Da wir die Gegend ja nun schon kennen, gibt es in der Panorama Lounge einen lehrreichen Vortrag unseres Arktis-Experten Hans Joachim Kürtz. Er berichtet über die Einwohner des kanadischen Nordens, ihre Geschichte und Gewohnheiten. In seinem Vortrag erfahren wir auch den Ursprung der merkwürdigen Schrift, welche im 19. Jahrhundert von europäischen Missionaren erfunden wurde und Laute und Silben darstellen soll.
 
Wir überqueren nun die „Kreuzung" des Eclipse Sounds in nordwestlicher Richtung und können noch einmal in der Ferne Pond Inlet sehen.
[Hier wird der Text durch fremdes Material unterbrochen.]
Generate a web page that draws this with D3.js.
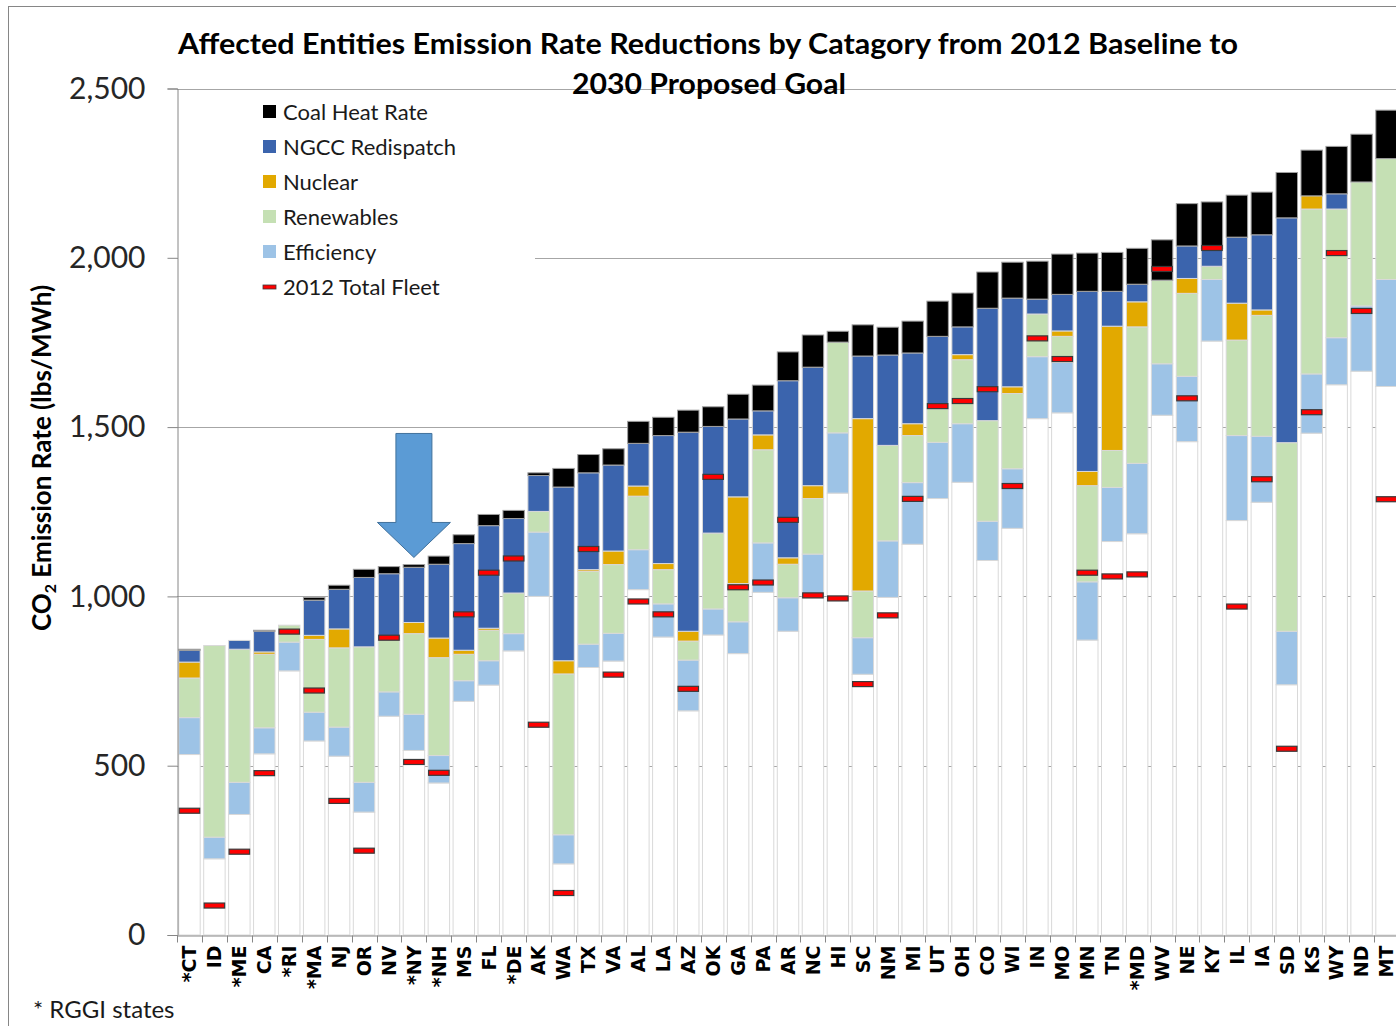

Dann fahren wir in den Navy Board Inlet ein, welcher zusammen mit dem Eclipse Sound und Pond Inlet die Bylot Insel von Baffinland trennt. Wir befinden uns hier mitten im Nationalpark Sirmilik, zu dem fast die gesamte Bylot Insel sowie einige angrenzende Gebiete gehören. Der Park heißt auch „Der Gletscherort" und tatsächlich ist die rechterhand liegende Bylot Insel von einer großen Eiskappe bedeckt, von welcher sich in alle Himmelsrichtungen Gletscher herabbewegen. Die Eiskappe hat eine Ost-West-Ausdehnung von ca. 150 km. Nur wenige der Gletscherzungen erreichen jedoch tatsächlich das Meer. Gerade am Eingang vom Eclipse Sound zum Navy Board Inlet erstreckt sich eine etwa 30 km breite flachhügelige Moränenlandschaft bis an den eigentlichen Fuß der Berge.
 
Nach einigen Windungen haben wir diese Wasserstrasse dann gegen Mitternacht passiert und erreichen damit den breiten Lancaster Sound und können somit auf unser nächstes Ziel, Beechey Island zuhalten.